**Instruction:**
Return each line containing the string "this".

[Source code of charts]
'''

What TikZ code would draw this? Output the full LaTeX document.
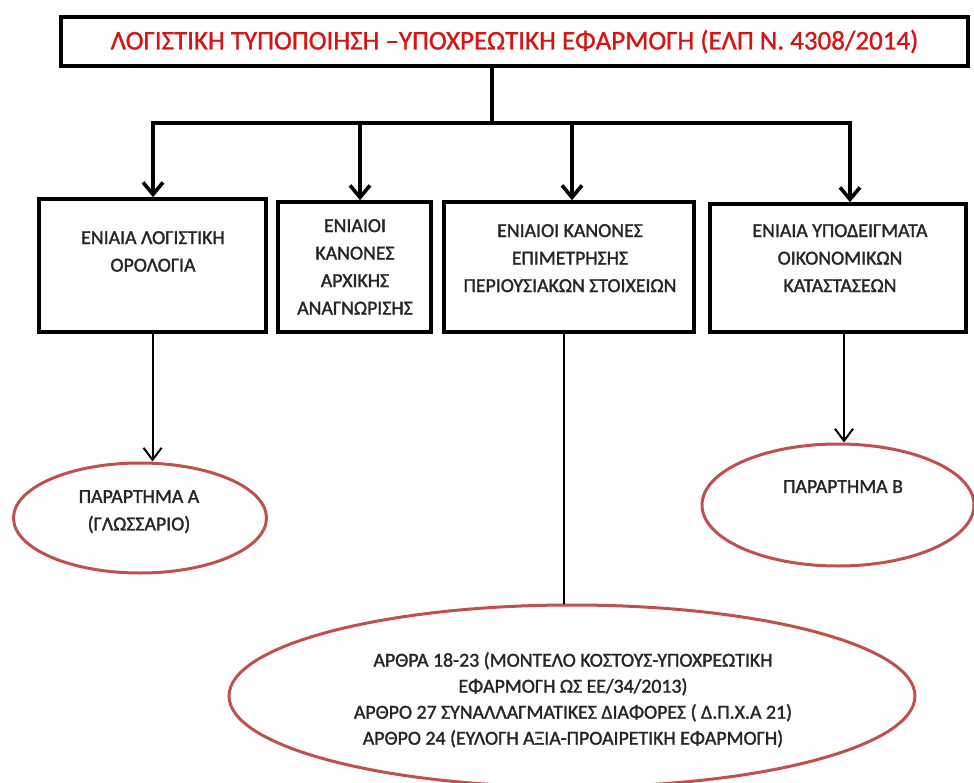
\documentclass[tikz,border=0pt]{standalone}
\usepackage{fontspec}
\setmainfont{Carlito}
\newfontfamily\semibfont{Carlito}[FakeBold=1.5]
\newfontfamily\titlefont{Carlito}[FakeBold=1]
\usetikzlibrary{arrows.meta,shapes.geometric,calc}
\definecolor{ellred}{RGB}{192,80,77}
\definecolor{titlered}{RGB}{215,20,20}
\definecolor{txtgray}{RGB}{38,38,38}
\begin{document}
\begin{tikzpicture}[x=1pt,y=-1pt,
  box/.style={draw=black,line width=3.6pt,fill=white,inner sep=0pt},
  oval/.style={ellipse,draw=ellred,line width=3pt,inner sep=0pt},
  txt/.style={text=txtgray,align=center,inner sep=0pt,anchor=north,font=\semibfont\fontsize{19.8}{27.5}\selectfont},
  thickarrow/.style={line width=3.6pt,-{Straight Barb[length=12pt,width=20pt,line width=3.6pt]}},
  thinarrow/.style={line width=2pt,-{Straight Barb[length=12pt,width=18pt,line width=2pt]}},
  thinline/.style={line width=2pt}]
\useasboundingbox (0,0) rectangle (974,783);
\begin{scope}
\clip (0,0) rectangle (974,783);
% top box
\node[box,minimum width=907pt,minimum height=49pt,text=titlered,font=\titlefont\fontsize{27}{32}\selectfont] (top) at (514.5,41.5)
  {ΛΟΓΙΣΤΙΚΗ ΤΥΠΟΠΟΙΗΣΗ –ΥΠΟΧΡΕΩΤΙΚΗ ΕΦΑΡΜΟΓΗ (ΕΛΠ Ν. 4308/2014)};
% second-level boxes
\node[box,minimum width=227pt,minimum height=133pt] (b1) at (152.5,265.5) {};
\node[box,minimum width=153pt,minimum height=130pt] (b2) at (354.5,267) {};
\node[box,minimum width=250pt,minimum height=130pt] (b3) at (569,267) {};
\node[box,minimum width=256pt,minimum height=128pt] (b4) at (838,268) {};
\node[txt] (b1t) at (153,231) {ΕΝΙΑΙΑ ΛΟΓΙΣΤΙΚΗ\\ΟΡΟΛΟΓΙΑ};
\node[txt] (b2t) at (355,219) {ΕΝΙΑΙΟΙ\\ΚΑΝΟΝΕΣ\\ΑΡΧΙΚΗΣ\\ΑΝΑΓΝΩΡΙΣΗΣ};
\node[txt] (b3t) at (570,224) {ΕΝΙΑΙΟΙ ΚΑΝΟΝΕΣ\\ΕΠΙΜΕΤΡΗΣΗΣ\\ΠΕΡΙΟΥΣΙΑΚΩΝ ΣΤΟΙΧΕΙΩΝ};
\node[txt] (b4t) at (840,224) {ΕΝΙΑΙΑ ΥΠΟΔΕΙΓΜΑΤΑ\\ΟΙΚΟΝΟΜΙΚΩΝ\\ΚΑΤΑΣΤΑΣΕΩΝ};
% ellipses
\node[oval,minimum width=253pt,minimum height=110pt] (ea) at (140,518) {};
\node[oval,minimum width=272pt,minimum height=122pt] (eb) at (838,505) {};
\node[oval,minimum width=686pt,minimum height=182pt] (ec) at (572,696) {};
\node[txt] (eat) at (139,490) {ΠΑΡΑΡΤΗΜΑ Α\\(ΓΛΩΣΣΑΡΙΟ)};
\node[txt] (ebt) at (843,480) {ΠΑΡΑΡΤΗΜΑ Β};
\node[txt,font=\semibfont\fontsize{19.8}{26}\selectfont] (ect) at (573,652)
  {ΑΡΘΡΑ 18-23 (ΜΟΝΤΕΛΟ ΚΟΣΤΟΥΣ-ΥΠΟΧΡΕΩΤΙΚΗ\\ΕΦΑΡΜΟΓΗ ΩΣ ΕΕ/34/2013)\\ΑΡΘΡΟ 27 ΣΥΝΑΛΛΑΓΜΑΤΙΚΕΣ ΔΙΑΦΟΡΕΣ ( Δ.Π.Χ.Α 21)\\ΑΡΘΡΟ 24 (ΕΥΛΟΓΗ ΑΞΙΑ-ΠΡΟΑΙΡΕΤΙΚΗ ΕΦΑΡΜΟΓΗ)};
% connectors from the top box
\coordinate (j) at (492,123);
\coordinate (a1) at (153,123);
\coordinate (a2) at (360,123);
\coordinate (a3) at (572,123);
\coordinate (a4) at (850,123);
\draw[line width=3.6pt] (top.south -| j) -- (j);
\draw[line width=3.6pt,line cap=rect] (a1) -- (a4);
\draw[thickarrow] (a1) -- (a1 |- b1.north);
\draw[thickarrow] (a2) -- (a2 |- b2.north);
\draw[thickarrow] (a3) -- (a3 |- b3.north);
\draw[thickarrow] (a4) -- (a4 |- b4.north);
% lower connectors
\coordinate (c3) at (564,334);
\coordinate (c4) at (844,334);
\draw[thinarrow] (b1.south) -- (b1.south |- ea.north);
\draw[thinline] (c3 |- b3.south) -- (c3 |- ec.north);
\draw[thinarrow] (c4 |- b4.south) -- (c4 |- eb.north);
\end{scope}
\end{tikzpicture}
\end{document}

'''
'''

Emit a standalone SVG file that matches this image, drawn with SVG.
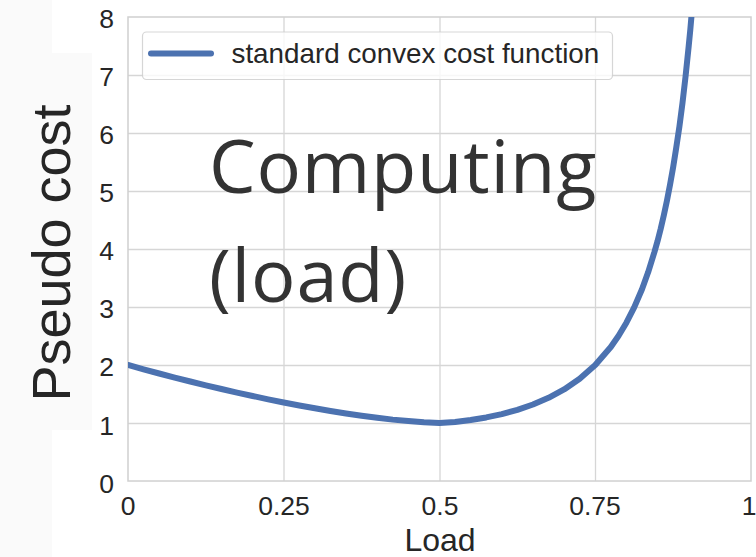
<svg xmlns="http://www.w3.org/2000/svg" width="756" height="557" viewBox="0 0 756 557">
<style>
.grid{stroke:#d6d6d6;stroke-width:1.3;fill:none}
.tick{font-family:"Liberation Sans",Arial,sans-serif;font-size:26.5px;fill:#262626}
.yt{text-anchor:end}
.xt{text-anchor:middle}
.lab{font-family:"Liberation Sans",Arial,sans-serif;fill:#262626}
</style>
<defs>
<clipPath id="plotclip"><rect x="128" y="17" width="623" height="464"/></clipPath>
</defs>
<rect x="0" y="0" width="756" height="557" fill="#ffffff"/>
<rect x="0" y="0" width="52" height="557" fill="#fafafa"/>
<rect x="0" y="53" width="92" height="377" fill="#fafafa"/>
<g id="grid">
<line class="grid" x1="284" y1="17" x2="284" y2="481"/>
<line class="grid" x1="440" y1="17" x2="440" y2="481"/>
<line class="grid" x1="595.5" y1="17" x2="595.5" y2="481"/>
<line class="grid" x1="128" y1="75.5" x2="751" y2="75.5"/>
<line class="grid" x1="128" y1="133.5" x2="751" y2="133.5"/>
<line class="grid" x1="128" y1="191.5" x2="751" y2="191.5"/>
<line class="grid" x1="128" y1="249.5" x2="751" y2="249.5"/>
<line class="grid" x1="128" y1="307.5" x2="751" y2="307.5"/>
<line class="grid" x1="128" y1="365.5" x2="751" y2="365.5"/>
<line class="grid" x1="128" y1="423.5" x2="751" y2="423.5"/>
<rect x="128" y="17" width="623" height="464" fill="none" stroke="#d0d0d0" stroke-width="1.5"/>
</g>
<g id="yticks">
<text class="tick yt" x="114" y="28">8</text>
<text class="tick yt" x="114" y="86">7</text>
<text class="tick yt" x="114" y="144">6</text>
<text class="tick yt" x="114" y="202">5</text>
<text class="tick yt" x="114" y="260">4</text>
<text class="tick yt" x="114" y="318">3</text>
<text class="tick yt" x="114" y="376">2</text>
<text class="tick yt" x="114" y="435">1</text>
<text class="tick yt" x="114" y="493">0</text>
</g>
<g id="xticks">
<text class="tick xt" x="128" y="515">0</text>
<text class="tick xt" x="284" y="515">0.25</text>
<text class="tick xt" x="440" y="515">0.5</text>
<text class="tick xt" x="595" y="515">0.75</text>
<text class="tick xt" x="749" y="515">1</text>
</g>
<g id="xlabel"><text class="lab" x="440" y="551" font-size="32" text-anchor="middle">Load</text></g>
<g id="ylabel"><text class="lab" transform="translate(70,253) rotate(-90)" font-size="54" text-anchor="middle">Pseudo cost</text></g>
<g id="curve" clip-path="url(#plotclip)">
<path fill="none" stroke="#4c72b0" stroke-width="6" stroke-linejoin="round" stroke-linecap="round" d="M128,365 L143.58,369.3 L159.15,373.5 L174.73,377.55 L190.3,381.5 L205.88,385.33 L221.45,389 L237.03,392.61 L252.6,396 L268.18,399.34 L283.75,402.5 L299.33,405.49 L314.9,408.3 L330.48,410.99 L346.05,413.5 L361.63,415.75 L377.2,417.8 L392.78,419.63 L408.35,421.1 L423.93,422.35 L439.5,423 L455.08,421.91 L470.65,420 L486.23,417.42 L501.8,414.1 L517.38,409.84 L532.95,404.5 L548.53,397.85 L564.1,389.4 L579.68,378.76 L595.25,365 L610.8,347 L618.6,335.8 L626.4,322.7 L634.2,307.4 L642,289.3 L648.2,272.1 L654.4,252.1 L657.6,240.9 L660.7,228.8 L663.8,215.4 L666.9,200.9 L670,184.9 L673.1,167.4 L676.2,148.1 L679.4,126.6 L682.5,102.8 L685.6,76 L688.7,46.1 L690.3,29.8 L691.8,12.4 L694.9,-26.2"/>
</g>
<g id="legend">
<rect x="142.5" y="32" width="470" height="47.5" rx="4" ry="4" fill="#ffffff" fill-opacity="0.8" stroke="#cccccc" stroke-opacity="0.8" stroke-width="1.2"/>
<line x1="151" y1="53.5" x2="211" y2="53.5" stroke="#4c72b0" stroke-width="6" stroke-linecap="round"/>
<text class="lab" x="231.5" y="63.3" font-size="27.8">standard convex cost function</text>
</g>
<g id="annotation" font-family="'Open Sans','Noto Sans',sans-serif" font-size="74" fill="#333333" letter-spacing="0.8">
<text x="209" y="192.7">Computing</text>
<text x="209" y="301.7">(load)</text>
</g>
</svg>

'''
'''

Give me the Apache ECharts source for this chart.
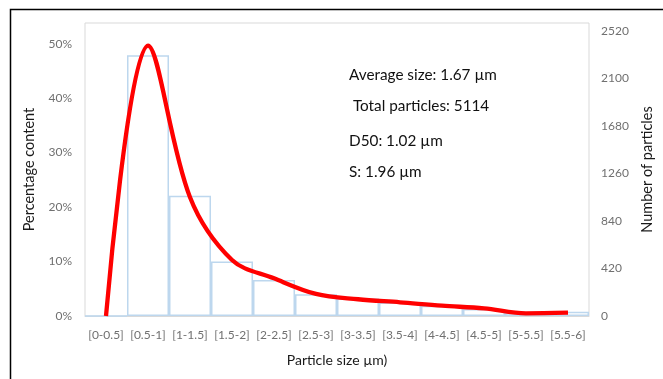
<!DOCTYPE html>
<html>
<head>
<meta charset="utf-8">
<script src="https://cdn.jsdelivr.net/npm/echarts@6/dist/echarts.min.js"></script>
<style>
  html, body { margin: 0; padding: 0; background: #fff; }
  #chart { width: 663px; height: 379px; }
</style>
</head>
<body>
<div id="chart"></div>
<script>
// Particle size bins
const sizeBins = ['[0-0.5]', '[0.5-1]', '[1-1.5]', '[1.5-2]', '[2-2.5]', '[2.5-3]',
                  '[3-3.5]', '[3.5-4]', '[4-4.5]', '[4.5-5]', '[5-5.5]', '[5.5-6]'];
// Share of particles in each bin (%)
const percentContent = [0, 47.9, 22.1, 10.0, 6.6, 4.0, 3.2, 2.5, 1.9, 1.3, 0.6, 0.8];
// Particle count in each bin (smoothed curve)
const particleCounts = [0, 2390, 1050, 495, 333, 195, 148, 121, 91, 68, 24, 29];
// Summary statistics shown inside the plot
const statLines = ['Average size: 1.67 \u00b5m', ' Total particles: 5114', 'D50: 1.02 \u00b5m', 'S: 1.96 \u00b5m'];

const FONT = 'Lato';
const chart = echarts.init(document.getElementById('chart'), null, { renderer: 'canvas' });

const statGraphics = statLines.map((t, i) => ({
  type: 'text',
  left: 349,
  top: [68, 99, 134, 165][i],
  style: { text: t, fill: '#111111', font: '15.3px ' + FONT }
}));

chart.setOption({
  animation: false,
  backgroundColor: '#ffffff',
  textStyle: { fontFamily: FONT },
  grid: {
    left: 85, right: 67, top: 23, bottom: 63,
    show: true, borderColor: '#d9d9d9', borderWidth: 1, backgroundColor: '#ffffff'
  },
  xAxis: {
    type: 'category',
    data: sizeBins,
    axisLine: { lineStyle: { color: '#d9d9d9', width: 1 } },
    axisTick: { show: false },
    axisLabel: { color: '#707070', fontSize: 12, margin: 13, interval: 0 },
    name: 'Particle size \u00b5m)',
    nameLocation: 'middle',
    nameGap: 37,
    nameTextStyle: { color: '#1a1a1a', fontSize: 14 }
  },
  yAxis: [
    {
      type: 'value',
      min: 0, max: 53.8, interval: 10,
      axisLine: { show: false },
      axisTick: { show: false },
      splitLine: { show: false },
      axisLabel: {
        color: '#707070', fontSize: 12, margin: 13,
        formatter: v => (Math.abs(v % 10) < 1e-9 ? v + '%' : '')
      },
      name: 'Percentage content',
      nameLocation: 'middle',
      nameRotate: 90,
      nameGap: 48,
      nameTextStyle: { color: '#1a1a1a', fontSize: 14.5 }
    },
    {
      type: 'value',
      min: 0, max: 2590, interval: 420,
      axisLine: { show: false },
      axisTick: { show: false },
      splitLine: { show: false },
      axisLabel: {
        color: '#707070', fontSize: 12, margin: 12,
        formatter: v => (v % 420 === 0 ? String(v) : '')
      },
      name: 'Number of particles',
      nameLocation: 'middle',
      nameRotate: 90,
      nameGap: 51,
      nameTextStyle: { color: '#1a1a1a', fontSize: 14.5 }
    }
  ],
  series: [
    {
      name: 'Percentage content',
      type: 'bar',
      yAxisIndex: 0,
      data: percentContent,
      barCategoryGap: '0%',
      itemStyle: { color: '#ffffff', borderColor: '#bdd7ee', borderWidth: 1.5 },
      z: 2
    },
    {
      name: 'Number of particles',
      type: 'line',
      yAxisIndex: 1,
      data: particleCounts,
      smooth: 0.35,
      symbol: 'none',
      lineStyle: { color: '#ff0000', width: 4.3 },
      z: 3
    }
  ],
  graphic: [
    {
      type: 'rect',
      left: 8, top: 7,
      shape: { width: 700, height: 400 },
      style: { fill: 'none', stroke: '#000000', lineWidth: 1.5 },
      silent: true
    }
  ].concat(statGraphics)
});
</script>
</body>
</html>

'''

**Output below:**
What TikZ code would draw this? Output the full LaTeX document.
Emit a standalone SVG file that matches this image, drawn with SVG.
Give me the Apache ECharts source for this chart.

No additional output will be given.